On December 12, 2023, the Poynter Institute announced the creation of a new prize in honor of Clark called The Roy Peter Clark Award for Excellence in Short Writing.[8]
Clark wrote several articles based on Geoffrey Chaucer's The Canterbury Tales, some of which were published in The Chaucer Review, in which he discusses Chaucer's parodying of Church teachings and rituals. His Ph.D. dissertation was titled "Chaucer and Medieval Scatology."[9]
As a journalist, Clark revitalized the serial article form when, in 1996, he wrote a 29-part serial narrative piece called Three Little Words which chronicled the story of one family's experience with AIDS.[10] The article generated more than 8,000 phone calls to the newspaper.[11]
Clark has also written and edited books about journalism, some of which are used as textbooks in college journalism courses, including Coaching Writers: Editors and Reporters Working Together (St. Martin's Press,1991, with Don Fry), the second edition of which was titled Coaching Writers: Editors and Reporters Working Together across Media Platforms (Bedford-St. Martin's, 2003, with Don Fry), and Journalism: The Democratic Craft (Oxford University Press, 2005, with G. Stuart Adam).

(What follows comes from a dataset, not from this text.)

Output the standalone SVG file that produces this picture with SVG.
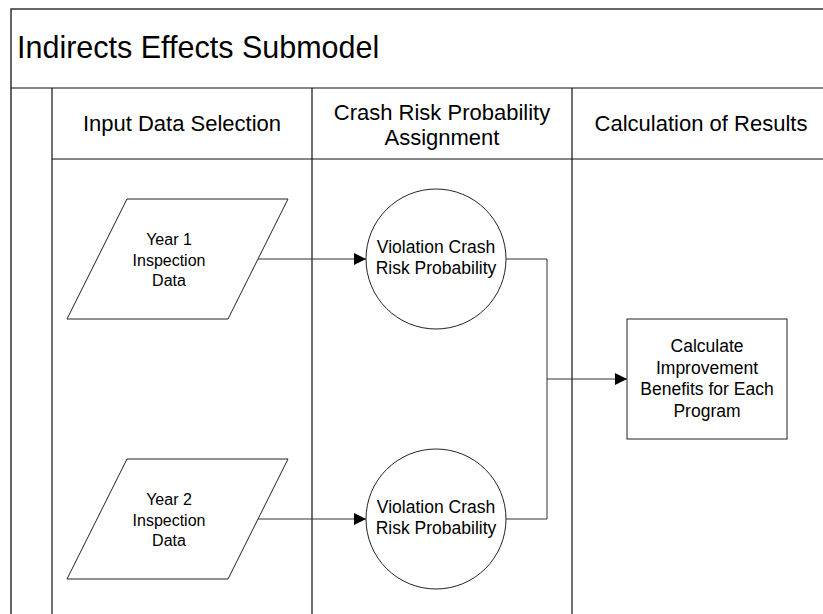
<svg xmlns="http://www.w3.org/2000/svg" width="823" height="614" viewBox="0 0 823 614">
  <style>
    text { font-family: "Liberation Sans", Arial, sans-serif; fill: #000; text-anchor: middle; }
    .title { font-size: 30.5px; text-anchor: start; }
    .lane-head { font-size: 22px; }
    .lbl { font-size: 17.5px; }
    .lbl-io { font-size: 16px; }
    .frame { fill: none; stroke: #333; stroke-width: 1.5; }
    .rule { fill: none; stroke: #111; stroke-width: 1.2; }
    .shape { fill: #fff; stroke: #222; stroke-width: 1; }
    .conn { fill: none; stroke: #333; stroke-width: 1; }
  </style>
  <defs>
    <marker id="arrow" viewBox="0 0 12 12" refX="12" refY="6" markerWidth="12" markerHeight="12" markerUnits="userSpaceOnUse" orient="auto">
      <path d="M0,0 L12,6 L0,12 Z" fill="#000"/>
    </marker>
  </defs>

  <rect width="823" height="614" fill="#fff"/>

  <!-- Pool frame and lanes -->
  <g id="pool">
    <path class="frame" d="M11,620 V9 H830"/>
    <path class="rule" d="M11,88 H830"/>
    <path class="rule" d="M52,88 V620"/>
    <path class="rule" d="M52,159 H830"/>
    <path class="rule" d="M312,88 V620"/>
    <path class="rule" d="M572,88 V620"/>
    <text class="title" x="17" y="58">Indirects Effects Submodel</text>
    <text class="lane-head" x="182" y="131">Input Data Selection</text>
    <text class="lane-head" x="442" y="120">Crash Risk Probability</text>
    <text class="lane-head" x="442" y="145">Assignment</text>
    <text class="lane-head" x="701" y="131">Calculation of Results</text>
  </g>

  <!-- Connectors -->
  <g id="connectors">
    <path class="conn" d="M258,259 H366" marker-end="url(#arrow)"/>
    <path class="conn" d="M258,519 H366" marker-end="url(#arrow)"/>
    <path class="conn" d="M506,259 H547 V519 H506"/>
    <path class="conn" d="M547,379 H627" marker-end="url(#arrow)"/>
  </g>

  <!-- Nodes -->
  <g id="year1-data">
    <polygon class="shape" points="127,199 288,199 228,319 67,319"/>
    <text class="lbl-io" x="169" y="245">Year 1</text>
    <text class="lbl-io" x="169" y="265.5">Inspection</text>
    <text class="lbl-io" x="169" y="286">Data</text>
  </g>

  <g id="year2-data">
    <polygon class="shape" points="127,459 288,459 228,579 67,579"/>
    <text class="lbl-io" x="169" y="505">Year 2</text>
    <text class="lbl-io" x="169" y="525.5">Inspection</text>
    <text class="lbl-io" x="169" y="546">Data</text>
  </g>

  <g id="risk-prob-1">
    <circle class="shape" cx="436" cy="259" r="70"/>
    <text class="lbl" x="436" y="253">Violation Crash</text>
    <text class="lbl" x="436" y="274">Risk Probability</text>
  </g>

  <g id="risk-prob-2">
    <circle class="shape" cx="436" cy="519" r="70"/>
    <text class="lbl" x="436" y="513">Violation Crash</text>
    <text class="lbl" x="436" y="534">Risk Probability</text>
  </g>

  <g id="calc-benefits">
    <rect class="shape" x="627" y="319" width="160" height="120"/>
    <text class="lbl" x="707" y="352">Calculate</text>
    <text class="lbl" x="707" y="373.5">Improvement</text>
    <text class="lbl" x="707" y="395">Benefits for Each</text>
    <text class="lbl" x="707" y="416.5">Program</text>
  </g>
</svg>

Clark has taught writing to professional journalists, scholastic journalists (generally speaking, the student producers of high school and other student-run newspapers), and elementary school students.[citation needed]
In his book, Free to Write: A Journalist Teaches Young Writers (Heinemann, 1987/1995), and in other writing,[12] Clark advocates putting the responsibility for correcting written work on the student rather than on the teacher.
Writing Tools: 50 Essential Strategies for Every Writer (Little, Brown and Company, 2006) grew out of a series of columns written for Poynter.[13] Clark discusses the 50 tools, including the "clarity and narrative energy" (p. 12) that comes with using right-branching sentences, in podcasts, which, according to Poynter, have been "downloaded more than a million times."[6]
In The Glamour of Grammar: A Guide to the Magic and Mystery of Practical English (Little, Brown and Company, 2010), Clark traces the words 'glamour' and 'grammar' back to their common roots.
Clark also reports on how other writers write, as he did in a 2002 Poynter column about radio script writing, which he wrote after listening to a lecture by NPR reporter John Burnett.[14]
Clark participated in a discussion on the January 26, 2006, episode of The Oprah Winfrey Show, "Journalists Speak Out." Clark, along with then New York Times columnist Frank Rich and Washington Post columnist Richard Cohen discussed the veracity of James Frey's memoir, A Million Little Pieces, which had been exposed by The Smoking Gun as being at least partially fictionalized.